Your task is to reproduce, verbatim and without pictures, the lines from the opening of the listing through the line containing "const INK = '#1a1a1a';".

Supplied data =
==================================================
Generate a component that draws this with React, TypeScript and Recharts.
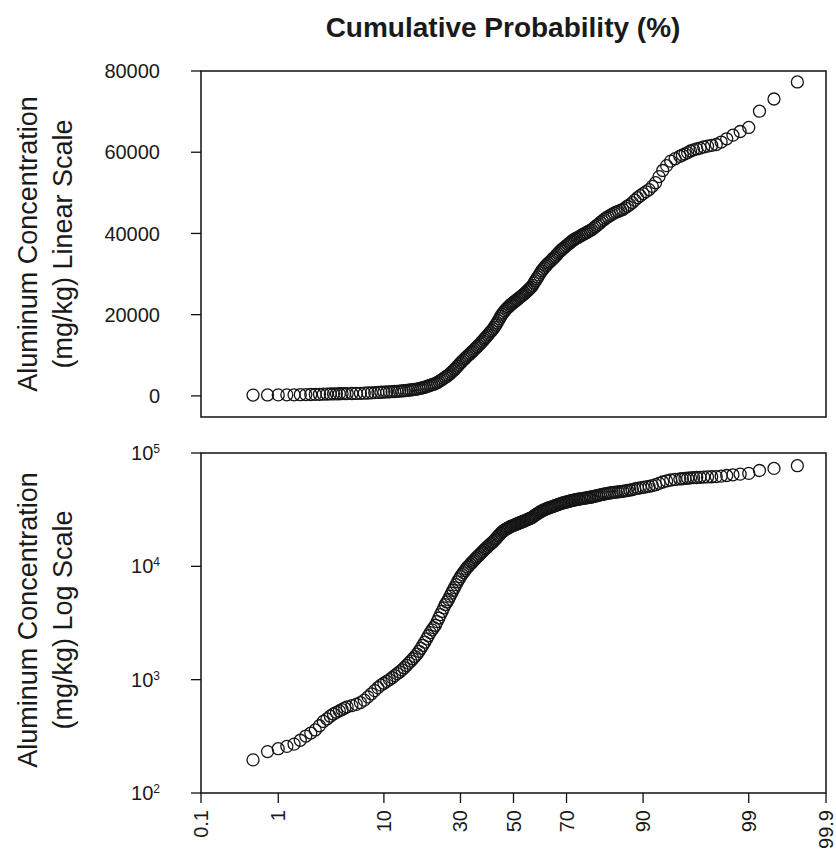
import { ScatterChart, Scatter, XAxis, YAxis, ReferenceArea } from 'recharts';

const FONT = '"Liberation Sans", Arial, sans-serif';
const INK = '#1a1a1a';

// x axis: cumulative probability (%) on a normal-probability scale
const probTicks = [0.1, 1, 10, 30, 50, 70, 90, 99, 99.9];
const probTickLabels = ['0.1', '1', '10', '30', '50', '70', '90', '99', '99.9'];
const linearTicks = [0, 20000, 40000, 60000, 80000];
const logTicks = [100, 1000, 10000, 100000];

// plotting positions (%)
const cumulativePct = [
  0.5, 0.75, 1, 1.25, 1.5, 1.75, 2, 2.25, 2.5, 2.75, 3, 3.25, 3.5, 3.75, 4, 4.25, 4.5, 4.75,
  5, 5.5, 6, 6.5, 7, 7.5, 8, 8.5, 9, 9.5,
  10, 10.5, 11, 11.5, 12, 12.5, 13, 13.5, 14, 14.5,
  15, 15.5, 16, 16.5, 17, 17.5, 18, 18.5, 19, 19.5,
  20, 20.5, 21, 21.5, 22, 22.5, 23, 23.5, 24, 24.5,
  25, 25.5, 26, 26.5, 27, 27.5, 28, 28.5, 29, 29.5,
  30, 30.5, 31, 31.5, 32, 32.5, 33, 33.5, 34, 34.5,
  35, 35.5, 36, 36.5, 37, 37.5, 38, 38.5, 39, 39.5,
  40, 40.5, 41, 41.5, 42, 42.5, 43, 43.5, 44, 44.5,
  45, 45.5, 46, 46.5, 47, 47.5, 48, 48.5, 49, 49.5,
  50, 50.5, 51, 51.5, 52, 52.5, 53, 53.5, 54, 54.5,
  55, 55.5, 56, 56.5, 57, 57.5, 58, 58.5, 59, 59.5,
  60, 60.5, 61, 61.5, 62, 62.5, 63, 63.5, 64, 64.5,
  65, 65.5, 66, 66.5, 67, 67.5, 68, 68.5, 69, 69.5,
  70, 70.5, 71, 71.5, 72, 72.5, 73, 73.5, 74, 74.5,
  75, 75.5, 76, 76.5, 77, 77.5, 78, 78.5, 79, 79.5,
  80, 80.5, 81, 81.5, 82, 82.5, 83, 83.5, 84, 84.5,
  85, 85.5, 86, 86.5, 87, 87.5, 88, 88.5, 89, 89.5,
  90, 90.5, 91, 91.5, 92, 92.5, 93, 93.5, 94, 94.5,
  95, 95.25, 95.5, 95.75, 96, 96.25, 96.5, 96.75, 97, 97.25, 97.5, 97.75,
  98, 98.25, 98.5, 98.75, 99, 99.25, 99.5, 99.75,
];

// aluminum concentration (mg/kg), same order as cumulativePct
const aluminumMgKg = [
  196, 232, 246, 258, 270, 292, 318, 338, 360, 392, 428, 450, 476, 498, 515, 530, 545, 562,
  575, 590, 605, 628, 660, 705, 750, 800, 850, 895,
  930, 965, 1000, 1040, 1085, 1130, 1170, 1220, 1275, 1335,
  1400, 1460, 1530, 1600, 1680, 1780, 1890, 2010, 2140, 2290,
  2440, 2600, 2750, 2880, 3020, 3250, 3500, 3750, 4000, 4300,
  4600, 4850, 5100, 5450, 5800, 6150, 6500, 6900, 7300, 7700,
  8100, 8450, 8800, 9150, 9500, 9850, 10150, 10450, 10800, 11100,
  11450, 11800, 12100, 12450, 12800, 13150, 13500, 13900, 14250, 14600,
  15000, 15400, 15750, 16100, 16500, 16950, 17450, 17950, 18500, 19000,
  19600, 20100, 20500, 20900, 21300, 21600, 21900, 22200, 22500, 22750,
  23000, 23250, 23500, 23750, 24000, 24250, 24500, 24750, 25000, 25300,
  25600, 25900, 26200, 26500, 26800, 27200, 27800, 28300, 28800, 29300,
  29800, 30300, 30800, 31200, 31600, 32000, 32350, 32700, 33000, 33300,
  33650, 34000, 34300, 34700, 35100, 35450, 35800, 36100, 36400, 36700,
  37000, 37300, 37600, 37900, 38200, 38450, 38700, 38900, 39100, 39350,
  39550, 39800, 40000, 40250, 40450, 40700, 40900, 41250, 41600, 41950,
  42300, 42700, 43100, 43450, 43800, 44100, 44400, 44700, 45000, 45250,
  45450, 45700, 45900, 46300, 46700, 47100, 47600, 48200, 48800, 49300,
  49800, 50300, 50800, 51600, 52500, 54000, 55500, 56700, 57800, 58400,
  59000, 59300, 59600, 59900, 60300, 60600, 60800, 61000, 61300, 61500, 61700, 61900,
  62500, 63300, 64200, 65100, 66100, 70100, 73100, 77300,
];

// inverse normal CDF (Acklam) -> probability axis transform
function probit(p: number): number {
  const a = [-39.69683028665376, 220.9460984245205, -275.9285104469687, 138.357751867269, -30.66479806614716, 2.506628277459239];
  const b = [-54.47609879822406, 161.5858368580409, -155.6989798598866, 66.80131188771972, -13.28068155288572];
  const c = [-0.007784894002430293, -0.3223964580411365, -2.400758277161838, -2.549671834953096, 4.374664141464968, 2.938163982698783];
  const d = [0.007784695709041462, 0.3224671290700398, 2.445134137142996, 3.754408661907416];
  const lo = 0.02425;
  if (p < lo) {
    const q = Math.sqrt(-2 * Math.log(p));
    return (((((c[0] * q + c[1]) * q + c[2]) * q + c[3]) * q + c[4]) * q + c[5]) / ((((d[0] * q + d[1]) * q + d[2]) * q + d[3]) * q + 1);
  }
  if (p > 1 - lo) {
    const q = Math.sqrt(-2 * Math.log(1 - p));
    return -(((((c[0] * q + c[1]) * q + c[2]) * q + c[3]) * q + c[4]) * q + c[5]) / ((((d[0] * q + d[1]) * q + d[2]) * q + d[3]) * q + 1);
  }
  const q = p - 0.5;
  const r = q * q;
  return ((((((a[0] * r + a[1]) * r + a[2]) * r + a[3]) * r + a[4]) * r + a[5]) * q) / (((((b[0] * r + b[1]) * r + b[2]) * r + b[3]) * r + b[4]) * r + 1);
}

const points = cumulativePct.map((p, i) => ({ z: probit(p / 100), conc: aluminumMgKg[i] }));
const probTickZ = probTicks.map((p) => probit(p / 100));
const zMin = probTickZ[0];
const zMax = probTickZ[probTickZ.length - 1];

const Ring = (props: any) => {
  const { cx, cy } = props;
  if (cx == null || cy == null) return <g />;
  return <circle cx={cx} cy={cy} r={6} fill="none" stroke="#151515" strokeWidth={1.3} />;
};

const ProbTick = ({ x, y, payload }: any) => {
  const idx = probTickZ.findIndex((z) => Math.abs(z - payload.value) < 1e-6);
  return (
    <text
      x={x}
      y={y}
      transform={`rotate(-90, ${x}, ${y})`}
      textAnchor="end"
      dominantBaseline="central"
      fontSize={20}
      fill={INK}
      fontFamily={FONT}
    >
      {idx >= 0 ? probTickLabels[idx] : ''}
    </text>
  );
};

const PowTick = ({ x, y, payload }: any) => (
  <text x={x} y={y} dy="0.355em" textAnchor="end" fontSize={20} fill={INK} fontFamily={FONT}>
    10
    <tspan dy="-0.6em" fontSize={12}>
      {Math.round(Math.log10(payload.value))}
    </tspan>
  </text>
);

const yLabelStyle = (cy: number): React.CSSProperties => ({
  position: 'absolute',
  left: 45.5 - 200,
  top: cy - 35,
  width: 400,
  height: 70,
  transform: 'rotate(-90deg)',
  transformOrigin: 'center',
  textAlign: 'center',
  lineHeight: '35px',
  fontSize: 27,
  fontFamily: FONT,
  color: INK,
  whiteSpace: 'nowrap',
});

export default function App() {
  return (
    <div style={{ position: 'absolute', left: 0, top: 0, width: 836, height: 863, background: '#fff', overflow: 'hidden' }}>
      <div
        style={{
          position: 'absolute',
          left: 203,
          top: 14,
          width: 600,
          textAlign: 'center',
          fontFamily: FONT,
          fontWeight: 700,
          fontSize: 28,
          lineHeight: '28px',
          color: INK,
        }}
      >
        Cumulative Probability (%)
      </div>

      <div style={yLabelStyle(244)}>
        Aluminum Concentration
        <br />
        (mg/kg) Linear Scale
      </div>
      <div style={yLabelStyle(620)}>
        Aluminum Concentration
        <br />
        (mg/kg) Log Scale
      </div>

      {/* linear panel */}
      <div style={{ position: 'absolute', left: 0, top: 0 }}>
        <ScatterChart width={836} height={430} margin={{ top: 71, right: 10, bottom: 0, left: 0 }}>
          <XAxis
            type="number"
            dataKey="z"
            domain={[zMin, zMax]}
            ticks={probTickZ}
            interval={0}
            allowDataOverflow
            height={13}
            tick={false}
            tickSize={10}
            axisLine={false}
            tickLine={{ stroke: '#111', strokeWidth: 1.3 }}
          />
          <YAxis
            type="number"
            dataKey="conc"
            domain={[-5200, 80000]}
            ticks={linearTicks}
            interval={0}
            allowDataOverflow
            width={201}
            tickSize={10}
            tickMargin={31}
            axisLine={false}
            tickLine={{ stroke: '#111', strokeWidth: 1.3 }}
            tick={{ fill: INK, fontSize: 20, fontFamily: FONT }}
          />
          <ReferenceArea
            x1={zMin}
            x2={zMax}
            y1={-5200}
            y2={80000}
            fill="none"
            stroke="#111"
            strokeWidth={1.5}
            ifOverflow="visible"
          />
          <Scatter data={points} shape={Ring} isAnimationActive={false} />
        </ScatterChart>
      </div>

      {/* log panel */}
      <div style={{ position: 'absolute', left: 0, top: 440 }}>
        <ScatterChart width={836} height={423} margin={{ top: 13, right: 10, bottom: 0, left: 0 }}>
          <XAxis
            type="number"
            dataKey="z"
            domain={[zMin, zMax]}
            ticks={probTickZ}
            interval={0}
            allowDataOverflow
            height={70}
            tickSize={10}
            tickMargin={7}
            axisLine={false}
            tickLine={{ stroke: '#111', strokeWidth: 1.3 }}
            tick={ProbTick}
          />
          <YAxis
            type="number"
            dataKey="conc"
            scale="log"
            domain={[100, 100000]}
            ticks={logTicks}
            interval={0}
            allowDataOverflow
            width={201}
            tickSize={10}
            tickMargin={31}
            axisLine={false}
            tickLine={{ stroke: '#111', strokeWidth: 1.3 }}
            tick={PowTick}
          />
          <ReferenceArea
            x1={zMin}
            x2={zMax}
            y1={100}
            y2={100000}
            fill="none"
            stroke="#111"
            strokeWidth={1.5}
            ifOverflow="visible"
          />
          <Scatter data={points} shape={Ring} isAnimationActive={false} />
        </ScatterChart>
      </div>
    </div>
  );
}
==================================================
Answer to this problem =
Generate a component that draws this with React, TypeScript and Recharts.
import { ScatterChart, Scatter, XAxis, YAxis, ReferenceArea } from 'recharts';

const FONT = '"Liberation Sans", Arial, sans-serif';
const INK = '#1a1a1a';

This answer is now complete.